Il brano del Vangelo che leggiamo in questa quarta domenica di quaresima è una delle pagine più belle della letteratura cristiana e religiosa. Esso è tratto dal dialogo di Gesù con Nicodemo, un membro del Sinedrio, l’organismo religioso politico che governava la Palestina giudaica sotto l’amministrazione romana: Nicodemo va da Gesù, in segreto, di notte.
Il discorso di Gesù, che è uno scorcio totale del Vangelo di Giovanni, conduce Nicodemo lungo la catechesi giovannea, legata con discrezione ai due sacramenti fondamentali: il battesimo e l’eucaristia: per conoscere il regno di Dio, dice Gesù, occorre rinascere dall’acqua e dallo Spirito, esser trapassati dallo Spirito, diventare una sola cosa con lui. Non la legge mosaica, ma lo Spirito di Dio infuso nell’uomo è l’ingresso nel Regno. Ciò vuol dire «nascere da Dio», diventare figli. Questa è una parte del discorso a Nicodemo che non leggiamo in questa domenica. Ma leggiamo il punto centrale del discorso: «Come Mosè ha innalzato il serpente nel deserto, così il Figlio dell’uomo deve essere innalzato, affinché chiunque crede abbia in lui la vita eterna». Gesù ricorda un episodio del libro dei Numeri: i serpenti affliggono gli israeliti in marcia verso la Palestina, Dio ordina a Mosè di costruire un serpente di bronzo e di porlo in posizione elevata: gli israeliti morsi dai serpenti non morranno se guarderanno il serpente.
Il riferimento alla croce è letteralmente visibile. La croce è una esaltazione del Figlio dell’uomo (il Messia), non un’umiliazione, è il segno incredibile, potente del mistero divino: chi guarda il crocifisso riceve la vita eterna, la vita di Dio. Perché? Segue la lapidaria risposta di Giovanni, il cuore della rivelazione cristiana: «Perché Dio ha amato tanto il mondo che egli ha donato il suo Figlio Unigenito, affinché nessun credente in lui perisca, ma abbia la vita eterna». Il Dio crocifisso è la manifestazione del Dio il cui amore è dolore e il cui dolore è amore. Dio è un amore crocifisso e per questo non giudicante.
«Dio non ha mandato il Figlio a giudicare il mondo, ma perché il mondo sia salvato da lui». Può essere il mondo salvato, senza il cambiamento degli uomini? Giovanni lascia aperto questo problema, oggi divenuto più drammatico, fisico, materiale: «Ma il giudizio è questo: la luce venne nel mondo e gli uomini amarono le tenebre più che la luce perché le loro opere erano malvagie».
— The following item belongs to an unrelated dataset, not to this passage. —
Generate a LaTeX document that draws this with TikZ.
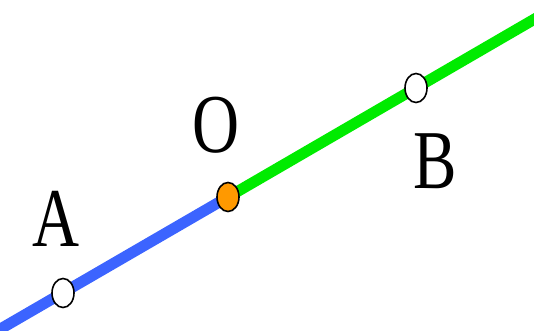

Dio è nei dettagli, e lo è anche l’evangelista Giovanni: come non ricordare, a questo punto, che Nicodemo era andato da lui di notte? Un particolare insignificante, un frammento rivela il tutto: «Colui che opera la verità viene alla luce, perché appaia manifesto che le sue opere sono fatte in Dio».
«Gli uomini amarono le tenebre più che la luce»: queste parole introducono quel lamento sul destino umano che è La ginestra di Leopardi. Forse oggi abbiamo qualche motivo in più di Leopardi per temere che gli uomini preferiscano le tenebre alla luce. Può l’amore divino e umano, la luce, vincere le tenebre?